According to interim NMC president Frankie Eliptico, it was only the locally funded employees that were earning less than 32 hours per week that were affected, while the federally funded employees remained at 40 hours per week. The locally funded staff were on a 64-hour biweekly schedule in fiscal years 2019 and 2020 prior to going back to 80 hours.
“We are thankful to the governor’s allocation of CARES [Act] education funds to NMC that helped the college resume 80 hours,” said Eliptico. “The funds helped the college significantly, especially as the institution continues to post strong enrollment numbers and more students are looking to NMC for their personal and professional growth
Aside from the reduced work hours, the college had also implemented cost-saving measures in 2019 and 2020. That included a reduction in expenditures for supplies, equipment, and other operations-related expenses; non-federal hiring, and restrictions on travel.
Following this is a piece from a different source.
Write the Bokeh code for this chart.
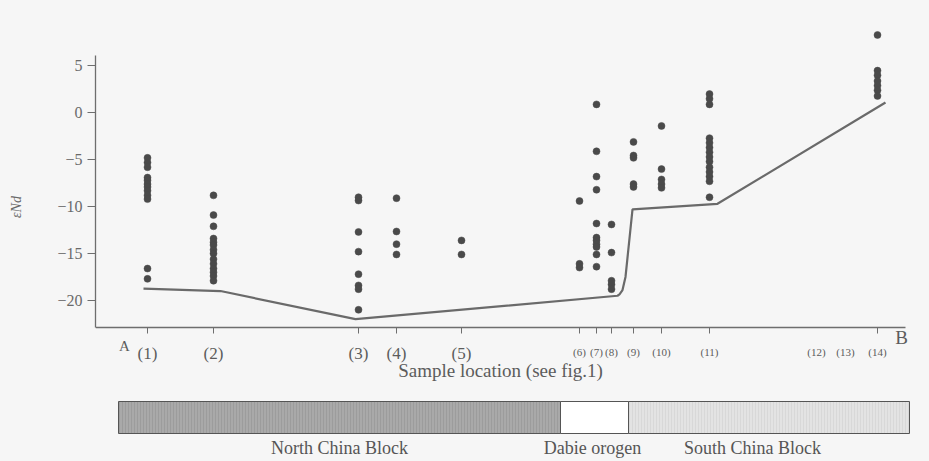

Yet even if employees were on austerity, Eliptico said they wanted to make sure that “the students didn’t feel the austerity.” That meant not a single class was cancelled.
Eliptico also disclosed that because of the reduced hours, it took a while for the college to go through with the demolition of the 13 of the 37 buildings that were destroyed by Super Typhoon Yutu in October 2018. These were buildings A, B, C, D, E, F, G, H, I, J, Q, R, and S.
“We’ve been on a reduced operation and that has been really difficult for the institution, because we have, unlike many other institutions or agencies or organizations, been working to rebuild our campus, and with very limited hours, it’s hard to expedite a lot of contracts, procurement, and activities if your employees are at reduced hours,” said Eliptico.
Eliptico said he’s thankful to the Palacios-Torres administration, Delegate Gregorio Kilili C. Sablan (Ind-MP), and the U.S. Congress for the CARES Act, which helped NMC resume 80 hours.
NMC recently completed its demolition of the 13 buildings and is now moving on with the next phase of rebuilding. According to Eliptico, they are already moving forward with the facilities master plan, which will establish the blueprint of future buildings of the campus. They expect to finish the main building—which NMC refers to as the flagship building—by 2022.
“We are thankful to the U.S. Department of Education, the governor, the NMC Board of Regents, the guidance of regulatory agencies, and other for their support and help with our recovery activities,” said Eliptico.